Why does the Fed want inflation? It is very simple: If you carry a lot of debt, inflation is your friend. The dollar will not be. We like the currencies of the commodity countries. Once again we quote Professor Ferguson, who says we are on the cusp of a 500-year event. He believes that China will be the engine that eventually emerges. "China is in the early phase of a massive buying spree to get the commodities she needs. … Load up on copper, load up on anything the Chinese want … the safest one-way trade you can make."

We think that the long-term dynamics of a falling dollar combined with the Chinese commodity-buying spree are good reasons to buy hard assets, not only gold and silver. Mining shares in the Canadian markets are good places to start. The loonie--definitely headed back to par-- and beyond. Please act accordingly.

Where do gold and silver prices head from here? As you can see, gold has continued its tremendous breakout since Sept. 1. It has risen from $958 to $1130 this AM (17.9%). Silver during this period has performed about as well. Copper is above the $3.03 per pound range this a.m. The real question: Is this a dollar carry trade bubble or is this the result of the world seeking protection from fiat currencies in hard assets and perhaps the nascent beginnings of a move toward a new currency standard? Are we slouching to Bethlehem to be reborn?

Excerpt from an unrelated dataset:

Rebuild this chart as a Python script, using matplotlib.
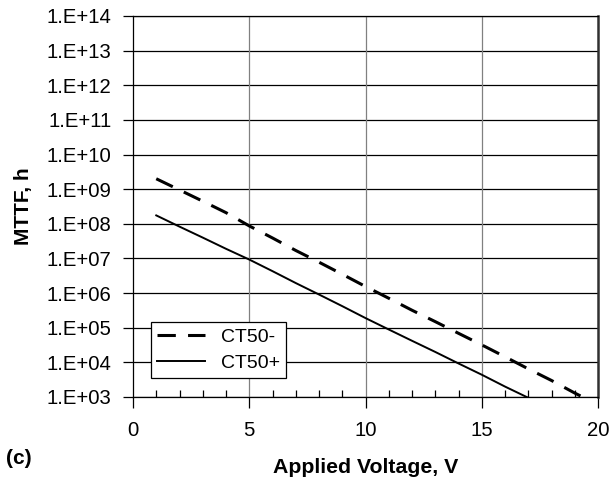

We think the hard assets need a rest here. But why fight the trend--it is indeed your friend here. Until there is some clarity on the U.S. fiscal policy and the Chinese peg to the dollar the imbalances will continue to build in the global financial system.

In the meantime we think Goldcorp ( GG - news - people ) is significantly undervalued. We like the up and coming gold stocks such as Goldcorp, Ventana Gold, Galway Resources and Antioquiain Colombia's prolific gold districts. On the silver front Quaterra Resources ( QMM - news - people ) announced last week that it is now infill drilling its silver discovery at Nieves in Mexico. We think this could double Quaterra’s silver resources from its current level of 17 million ounces. We own shares of Goldcorp and Quaterra Resources.